Les institutions chargées des enfants trouvés avant la Révolution
Les institutions chargées des enfants trouvés avant la Révolution : spécialisées, elles tentent de suivre les besoins
On imagine volontiers que l’Etat providence est le début de la prise en charge sociale de tous, promettant une présence minimale pour tous, fondée sur des valeurs d’égalité et de fraternité.
Toutefois, le système était bien différent avant la Révolution industrielle. Mais on ne peut pas dire qu’il n’en existait pas. En effet, les préoccupations sociales n’étaient pas l’apanage des pouvoirs publics, mais liées aux communautés locales de personnes, dépendant de leurs us et coutumes.
Dans ce contexte, comment prendre en charge les enfants en situation très compliquée ?
Ainsi, en lien avec des publications co-rédigées avec Christian De la Hubaudière, auteur d’Au Sein de Paris, publié en 2016, nous allons chercher ensemble à mieux comprendre ces questions.
La constitution d’institutions et leurs bienfaiteurs
Depuis le Moyen Age et jusqu’à la Révolution, des organisations religieuses se chargèrent de l’accueil et de la prise en charge des personnes les plus en difficulté à Paris. Ainsi apparurent au Moyen Age des hôpitaux accueillant les déshérités, leur apportant un peu d’aide, de nourriture et un toit… Parmi eux, on pouvait compter des malades, mais pas seulement. Puis, avec le temps, ces hôpitaux se spécialisèrent et se transformèrent.
Pour fonctionner, ces institutions avaient besoin d’appuis et de revenus. C’était souvent à la charge du seigneur des lieux. Depuis Hugues Capet, dernier comte de Paris, la capitale était placée sous la protection royale. Le prévôt le représentait, notamment sur la rive droite. Ainsi, au fil des siècles, le roi et ses proches prenaient à leurs charges des bonnes œuvres. Certaines furent fondées par ceux-ci : nous pouvons citer dans ce contexte les Enfants Rouges, initiative de Marguerite de Navarre, sœur de François 1er.

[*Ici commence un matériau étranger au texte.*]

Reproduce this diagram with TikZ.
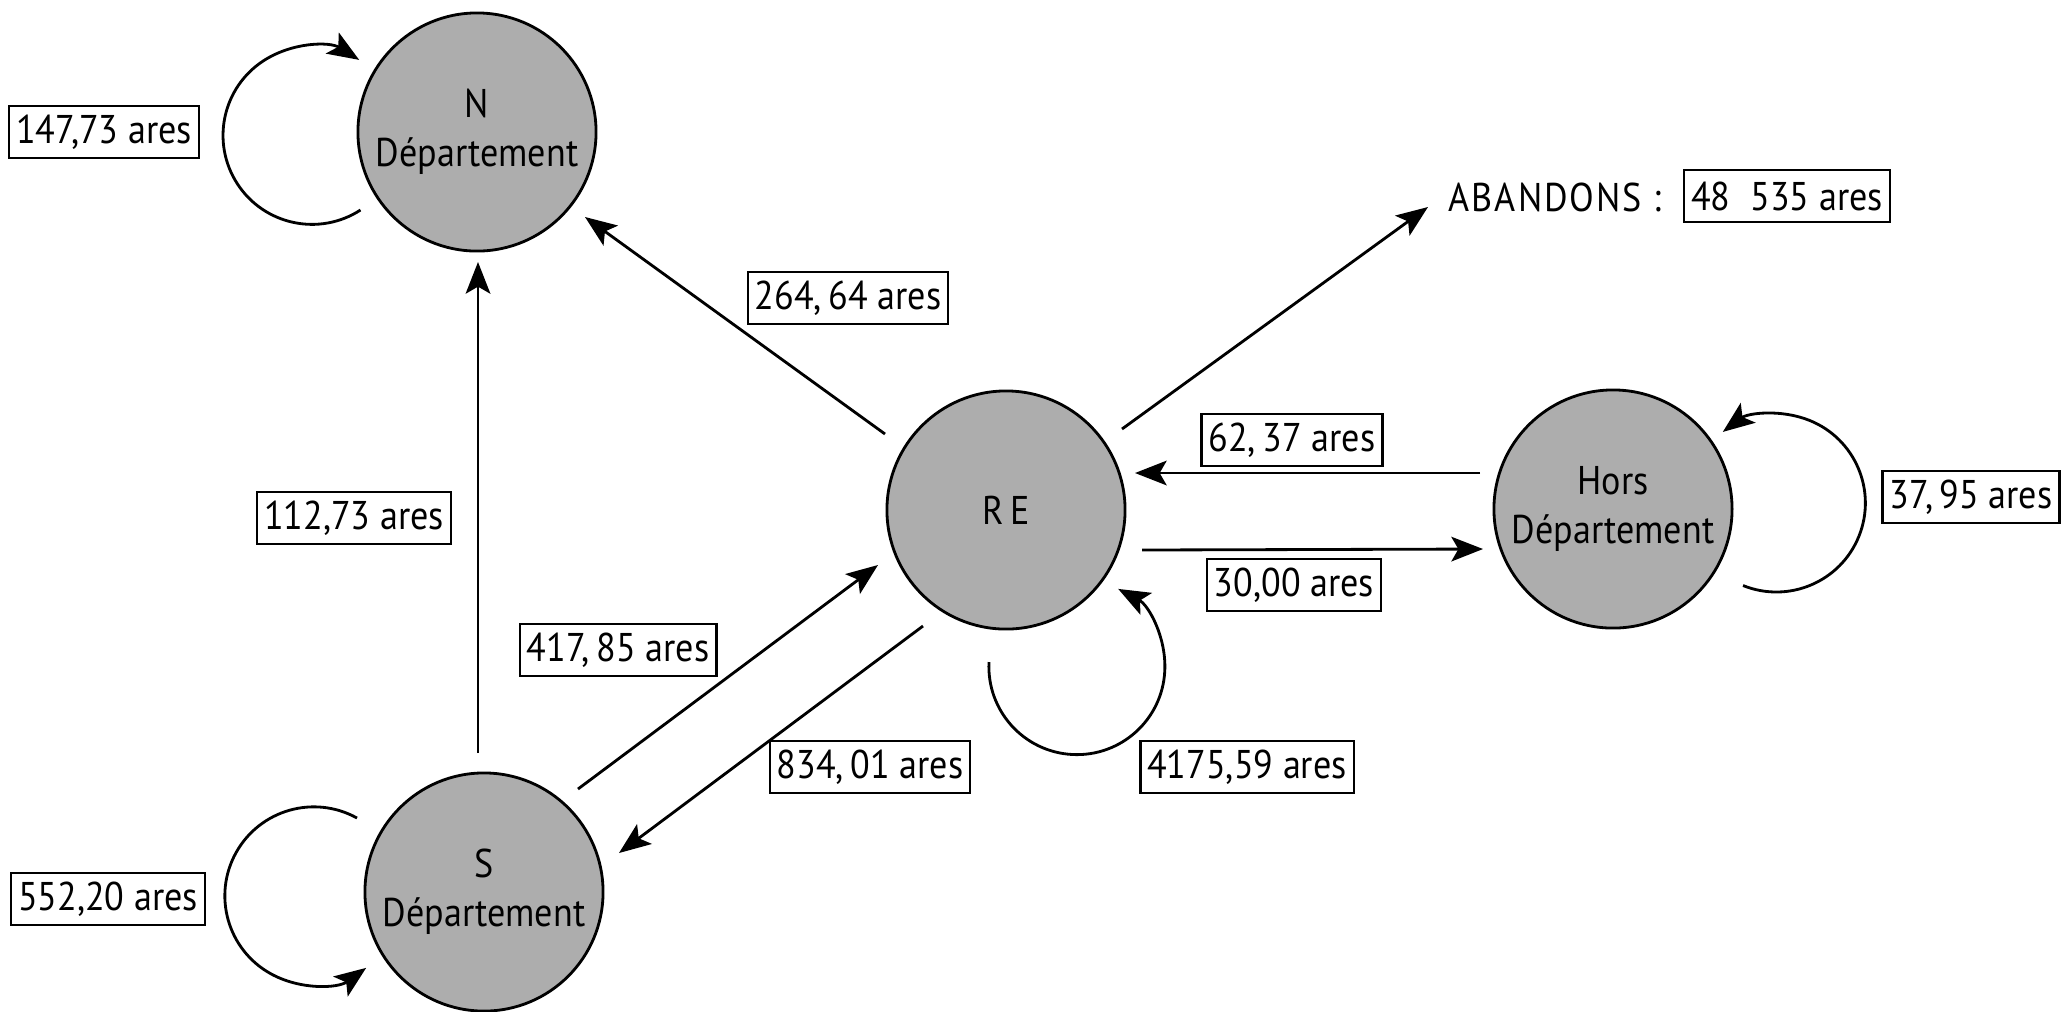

Le roi n’était pas le seul à se préoccuper des enfants trouvés. Ainsi, la municipalité prit sa part, comme nous allons le voir, ainsi que le chapitre de Notre Dame.
Pour les membres de corporations ouvrières, il existait également des espaces de protection solidaire, au travers des confréries.
Des institutions accueillant les enfants suivant leur situation
Nos lecteurs, qui ont suivi nos publications sur le sujet, ont pu être frappés par une chose : la spécialisation des institutions à partir de l’origine des difficultés des enfants pris en charge. Ainsi, l’Hôpital de la Trinité, appelé également les Enfants bleus recueillait les enfants de parents emprisonnés ou tués. Au Saint-Esprit-en-Grève, des enfants abandonnés étaient logés. Aux Enfants rouges, les locataires avaient comme particularité d’avoir des parents étrangers à la ville de Paris ou mort à l’Hôtel Dieu. Enfin, le Chapitre Notre Dame prenaient en charge les enfants abandonnés à leurs naissances.
A chaque lieu, des raisons bien difficiles faisaient jour et pour Paris, il était important de leur trouver une solution : impossible de les laisser dans la rue, tant pour des gestes d’humanité que pour la sécurité de tous.
Les différentes institutions ne disposaient pas toutes des mêmes moyens de financement. Les Enfants bleus étaient à la charge des corporations parisiennes, qui s’engageaient à former dans leurs ateliers leurs pensionnaires. L’Hôpital du Saint-Esprit-en-Grève était financé par la municipalité. Le Chapitre Notre Dame, malgré ses revenus fonciers, avait du mal à faire face à l’afflux des enfants trouvés. Nombre d’entre eux restaient dans la misère une fois à l’âge adulte.
Un développement qui s’accélère à partir du XVIe siècle
Au Moyen Age, la ville de Paris est très dense, mais de taille mesurée. Aussi, les hôpitaux qui prennent en charge les enfants trouvés, se préoccupent aussi des malades, des pèlerins venus à Paris sans le sou…
Mais à compter du XVIe siècle et des agrandissements continuels de la ville, la situation doit changer. Paris reçoit toujours plus de nouveaux résidents, venus y chercher du travail et des opportunités. Avec eux, le nombre d’enfants trouvés augmente. La rue reste dangereuse et les bagarres un sport local. Pour cette raison, les institutions se développent, mais toujours à un rythme moins marqué que les besoins.
A partir du XVIIe siècle, une organisation se renforce et gagne en efficacité : les Filles de la Charité fondées par Saint Vincent de Paul. Elles seront très actives jusqu’à la Révolution.